* _What is being asked_: Output exactly the lines from the line containing "Recreate this image" through the line containing "1, null, null, null, null];", inclusive, and omit any pictures.

* _Records provided_:
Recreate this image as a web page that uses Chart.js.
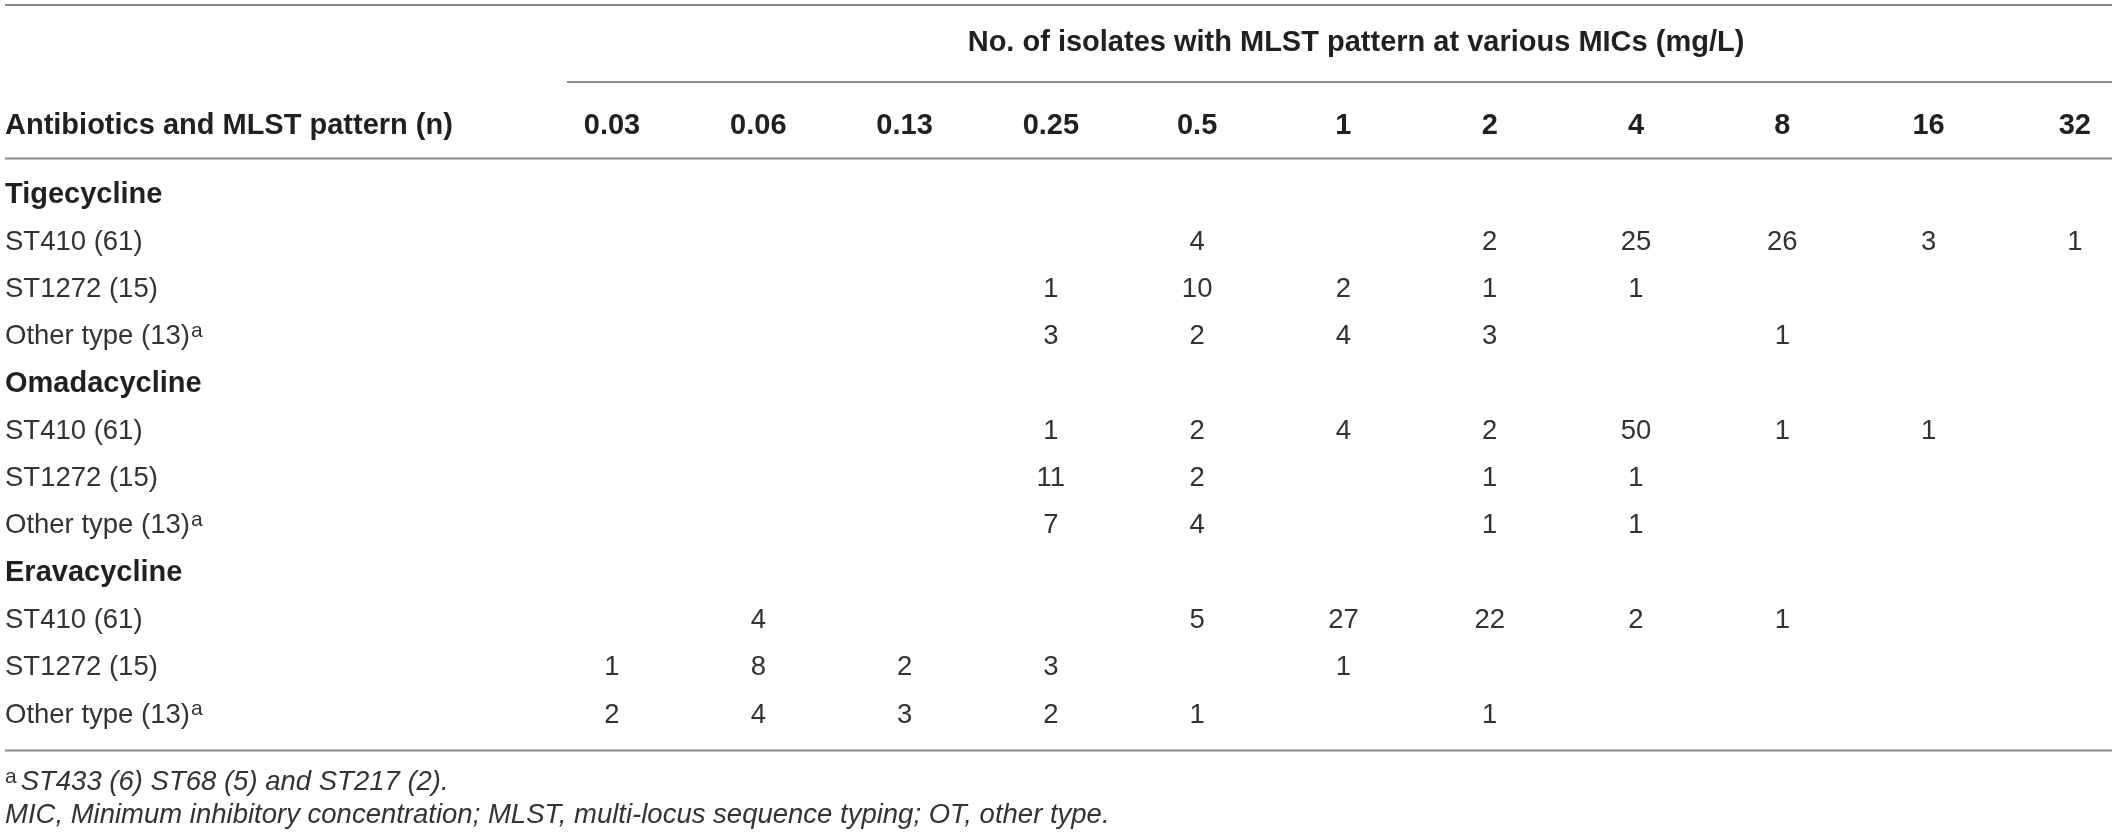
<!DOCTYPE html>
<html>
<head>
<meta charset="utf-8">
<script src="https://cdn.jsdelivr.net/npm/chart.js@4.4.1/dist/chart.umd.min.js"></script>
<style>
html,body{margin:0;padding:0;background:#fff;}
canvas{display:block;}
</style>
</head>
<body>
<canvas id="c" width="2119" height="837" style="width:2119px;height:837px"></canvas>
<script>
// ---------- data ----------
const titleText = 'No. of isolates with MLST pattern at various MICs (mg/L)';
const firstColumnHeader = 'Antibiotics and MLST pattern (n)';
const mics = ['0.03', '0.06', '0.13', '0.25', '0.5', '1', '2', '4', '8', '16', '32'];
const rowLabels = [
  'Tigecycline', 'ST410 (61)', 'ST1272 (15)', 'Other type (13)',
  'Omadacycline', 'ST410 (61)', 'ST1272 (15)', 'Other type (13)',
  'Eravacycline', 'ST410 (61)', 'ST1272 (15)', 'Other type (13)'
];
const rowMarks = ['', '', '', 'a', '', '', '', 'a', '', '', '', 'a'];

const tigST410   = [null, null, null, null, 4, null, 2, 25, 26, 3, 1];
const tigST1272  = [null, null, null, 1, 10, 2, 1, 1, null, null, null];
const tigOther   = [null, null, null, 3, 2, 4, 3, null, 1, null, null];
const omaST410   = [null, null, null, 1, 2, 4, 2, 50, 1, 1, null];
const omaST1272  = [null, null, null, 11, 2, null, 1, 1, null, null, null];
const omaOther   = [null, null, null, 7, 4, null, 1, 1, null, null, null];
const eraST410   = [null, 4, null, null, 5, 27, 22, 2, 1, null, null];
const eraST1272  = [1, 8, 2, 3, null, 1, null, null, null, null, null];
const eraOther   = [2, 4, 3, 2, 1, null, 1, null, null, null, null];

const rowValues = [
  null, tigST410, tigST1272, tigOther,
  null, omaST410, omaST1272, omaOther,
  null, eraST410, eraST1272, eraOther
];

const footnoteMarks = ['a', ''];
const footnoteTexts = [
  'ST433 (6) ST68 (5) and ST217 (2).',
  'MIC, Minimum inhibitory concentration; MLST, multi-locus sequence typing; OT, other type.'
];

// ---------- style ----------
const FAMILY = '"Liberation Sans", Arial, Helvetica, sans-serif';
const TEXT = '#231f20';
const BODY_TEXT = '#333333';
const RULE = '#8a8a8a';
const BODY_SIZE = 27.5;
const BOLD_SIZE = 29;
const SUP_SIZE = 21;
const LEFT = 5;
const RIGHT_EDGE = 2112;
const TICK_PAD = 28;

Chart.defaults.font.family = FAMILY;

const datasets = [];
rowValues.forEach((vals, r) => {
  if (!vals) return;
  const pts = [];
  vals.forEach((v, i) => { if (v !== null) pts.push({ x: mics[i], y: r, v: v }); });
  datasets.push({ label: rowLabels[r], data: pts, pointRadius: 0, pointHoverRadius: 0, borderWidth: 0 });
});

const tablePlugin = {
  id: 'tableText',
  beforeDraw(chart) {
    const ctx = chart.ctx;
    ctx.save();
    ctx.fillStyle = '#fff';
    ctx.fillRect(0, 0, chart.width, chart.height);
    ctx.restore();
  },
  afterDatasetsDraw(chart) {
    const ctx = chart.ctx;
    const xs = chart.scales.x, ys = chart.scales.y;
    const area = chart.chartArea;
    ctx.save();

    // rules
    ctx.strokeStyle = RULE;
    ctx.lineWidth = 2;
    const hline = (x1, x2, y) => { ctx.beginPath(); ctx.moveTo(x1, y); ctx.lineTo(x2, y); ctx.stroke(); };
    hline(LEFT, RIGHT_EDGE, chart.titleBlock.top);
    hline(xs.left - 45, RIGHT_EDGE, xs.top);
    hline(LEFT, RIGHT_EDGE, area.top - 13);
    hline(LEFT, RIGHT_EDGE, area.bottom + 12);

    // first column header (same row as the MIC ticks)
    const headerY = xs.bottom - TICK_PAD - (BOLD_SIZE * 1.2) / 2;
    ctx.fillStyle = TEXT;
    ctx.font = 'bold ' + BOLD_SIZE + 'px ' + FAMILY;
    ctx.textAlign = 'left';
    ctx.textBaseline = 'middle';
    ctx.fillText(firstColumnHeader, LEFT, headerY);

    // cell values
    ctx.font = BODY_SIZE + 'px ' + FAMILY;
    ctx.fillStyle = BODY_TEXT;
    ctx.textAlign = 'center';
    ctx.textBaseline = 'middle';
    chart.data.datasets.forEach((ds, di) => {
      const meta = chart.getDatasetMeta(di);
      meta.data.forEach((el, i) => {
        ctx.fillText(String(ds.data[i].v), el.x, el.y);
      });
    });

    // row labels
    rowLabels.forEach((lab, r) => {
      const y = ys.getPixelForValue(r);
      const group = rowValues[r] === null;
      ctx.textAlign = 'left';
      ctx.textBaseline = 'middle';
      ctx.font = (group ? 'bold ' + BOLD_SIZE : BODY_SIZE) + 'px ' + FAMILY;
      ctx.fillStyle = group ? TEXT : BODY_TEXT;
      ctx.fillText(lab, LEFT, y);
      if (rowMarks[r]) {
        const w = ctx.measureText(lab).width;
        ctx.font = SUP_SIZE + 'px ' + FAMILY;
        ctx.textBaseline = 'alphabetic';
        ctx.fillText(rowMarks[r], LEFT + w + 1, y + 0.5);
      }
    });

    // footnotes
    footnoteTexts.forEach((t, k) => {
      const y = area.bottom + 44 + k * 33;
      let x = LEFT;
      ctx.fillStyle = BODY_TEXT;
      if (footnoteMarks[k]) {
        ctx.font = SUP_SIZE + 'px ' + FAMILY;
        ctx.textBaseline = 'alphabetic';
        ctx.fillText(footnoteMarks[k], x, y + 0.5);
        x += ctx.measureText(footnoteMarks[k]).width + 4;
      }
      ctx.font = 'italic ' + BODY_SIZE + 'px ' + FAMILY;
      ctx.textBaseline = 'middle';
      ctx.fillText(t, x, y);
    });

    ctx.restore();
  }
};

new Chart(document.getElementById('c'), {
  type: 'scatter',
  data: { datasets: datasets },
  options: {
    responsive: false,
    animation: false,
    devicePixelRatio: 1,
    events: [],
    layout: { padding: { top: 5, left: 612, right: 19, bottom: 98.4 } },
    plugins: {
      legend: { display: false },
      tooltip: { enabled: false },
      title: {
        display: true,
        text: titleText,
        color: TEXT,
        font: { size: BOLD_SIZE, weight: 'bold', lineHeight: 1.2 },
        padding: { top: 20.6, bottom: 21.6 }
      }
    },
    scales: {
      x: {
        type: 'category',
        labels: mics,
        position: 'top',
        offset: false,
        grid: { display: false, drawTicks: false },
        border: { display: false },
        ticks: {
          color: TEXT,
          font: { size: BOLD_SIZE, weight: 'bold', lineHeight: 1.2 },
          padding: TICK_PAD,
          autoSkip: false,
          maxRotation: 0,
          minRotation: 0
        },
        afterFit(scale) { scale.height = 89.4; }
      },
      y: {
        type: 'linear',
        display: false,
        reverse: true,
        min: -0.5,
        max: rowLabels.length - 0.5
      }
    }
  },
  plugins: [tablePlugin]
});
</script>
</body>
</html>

...

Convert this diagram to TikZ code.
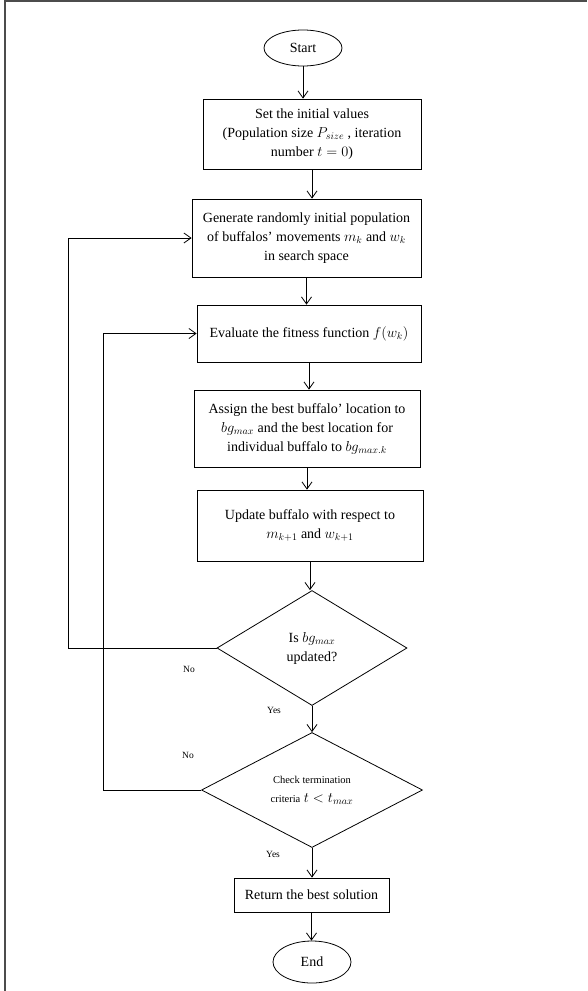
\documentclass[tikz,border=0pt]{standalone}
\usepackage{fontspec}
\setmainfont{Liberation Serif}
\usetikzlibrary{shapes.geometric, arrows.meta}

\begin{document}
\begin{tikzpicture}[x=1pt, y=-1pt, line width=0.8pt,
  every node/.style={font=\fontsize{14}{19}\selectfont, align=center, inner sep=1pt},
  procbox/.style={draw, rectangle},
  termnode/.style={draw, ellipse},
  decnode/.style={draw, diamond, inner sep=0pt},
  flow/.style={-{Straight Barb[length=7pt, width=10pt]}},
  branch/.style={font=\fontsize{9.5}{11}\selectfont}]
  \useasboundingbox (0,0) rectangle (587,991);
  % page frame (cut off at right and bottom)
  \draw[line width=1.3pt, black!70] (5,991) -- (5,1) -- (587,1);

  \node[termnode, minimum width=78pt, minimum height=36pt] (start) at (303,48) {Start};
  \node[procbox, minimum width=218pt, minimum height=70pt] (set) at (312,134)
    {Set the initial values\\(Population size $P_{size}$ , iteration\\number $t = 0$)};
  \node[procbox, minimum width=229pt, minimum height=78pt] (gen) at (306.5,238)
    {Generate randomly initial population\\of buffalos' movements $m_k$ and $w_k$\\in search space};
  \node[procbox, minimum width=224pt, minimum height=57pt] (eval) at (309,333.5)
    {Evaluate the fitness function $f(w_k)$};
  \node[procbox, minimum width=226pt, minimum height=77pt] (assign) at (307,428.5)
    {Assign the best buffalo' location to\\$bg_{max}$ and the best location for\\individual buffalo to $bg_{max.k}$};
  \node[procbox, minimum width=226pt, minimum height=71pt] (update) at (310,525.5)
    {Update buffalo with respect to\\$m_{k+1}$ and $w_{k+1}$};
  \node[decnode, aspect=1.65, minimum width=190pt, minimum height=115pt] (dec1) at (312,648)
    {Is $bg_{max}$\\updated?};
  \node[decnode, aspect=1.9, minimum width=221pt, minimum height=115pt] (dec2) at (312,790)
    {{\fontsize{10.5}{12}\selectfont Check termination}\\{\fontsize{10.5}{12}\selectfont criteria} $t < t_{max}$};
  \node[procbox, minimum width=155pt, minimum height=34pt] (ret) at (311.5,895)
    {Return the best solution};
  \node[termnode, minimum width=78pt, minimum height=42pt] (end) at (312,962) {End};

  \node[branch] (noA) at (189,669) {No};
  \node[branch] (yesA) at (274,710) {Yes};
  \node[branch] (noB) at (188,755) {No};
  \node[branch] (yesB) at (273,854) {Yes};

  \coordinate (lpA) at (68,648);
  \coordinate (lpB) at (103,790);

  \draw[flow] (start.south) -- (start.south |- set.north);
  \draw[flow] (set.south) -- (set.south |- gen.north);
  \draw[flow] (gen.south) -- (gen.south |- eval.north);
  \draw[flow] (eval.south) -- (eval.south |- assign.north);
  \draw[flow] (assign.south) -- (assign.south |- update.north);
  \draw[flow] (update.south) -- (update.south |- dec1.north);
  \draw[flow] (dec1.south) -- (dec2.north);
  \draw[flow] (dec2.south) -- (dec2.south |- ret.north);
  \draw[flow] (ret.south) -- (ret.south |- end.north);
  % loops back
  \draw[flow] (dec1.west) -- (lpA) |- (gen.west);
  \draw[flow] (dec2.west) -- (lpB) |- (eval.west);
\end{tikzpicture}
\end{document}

* _Full solution_:
Recreate this image as a web page that uses Chart.js.
<!DOCTYPE html>
<html>
<head>
<meta charset="utf-8">
<script src="https://cdn.jsdelivr.net/npm/chart.js@4.4.1/dist/chart.umd.min.js"></script>
<style>
html,body{margin:0;padding:0;background:#fff;}
canvas{display:block;}
</style>
</head>
<body>
<canvas id="c" width="2119" height="837" style="width:2119px;height:837px"></canvas>
<script>
// ---------- data ----------
const titleText = 'No. of isolates with MLST pattern at various MICs (mg/L)';
const firstColumnHeader = 'Antibiotics and MLST pattern (n)';
const mics = ['0.03', '0.06', '0.13', '0.25', '0.5', '1', '2', '4', '8', '16', '32'];
const rowLabels = [
  'Tigecycline', 'ST410 (61)', 'ST1272 (15)', 'Other type (13)',
  'Omadacycline', 'ST410 (61)', 'ST1272 (15)', 'Other type (13)',
  'Eravacycline', 'ST410 (61)', 'ST1272 (15)', 'Other type (13)'
];
const rowMarks = ['', '', '', 'a', '', '', '', 'a', '', '', '', 'a'];

const tigST410   = [null, null, null, null, 4, null, 2, 25, 26, 3, 1];
const tigST1272  = [null, null, null, 1, 10, 2, 1, 1, null, null, null];
const tigOther   = [null, null, null, 3, 2, 4, 3, null, 1, null, null];
const omaST410   = [null, null, null, 1, 2, 4, 2, 50, 1, 1, null];
const omaST1272  = [null, null, null, 11, 2, null, 1, 1, null, null, null];
const omaOther   = [null, null, null, 7, 4, null, 1, 1, null, null, null];
const eraST410   = [null, 4, null, null, 5, 27, 22, 2, 1, null, null];
const eraST1272  = [1, 8, 2, 3, null, 1, null, null, null, null, null];
const eraOther   = [2, 4, 3, 2, 1, null, 1, null, null, null, null];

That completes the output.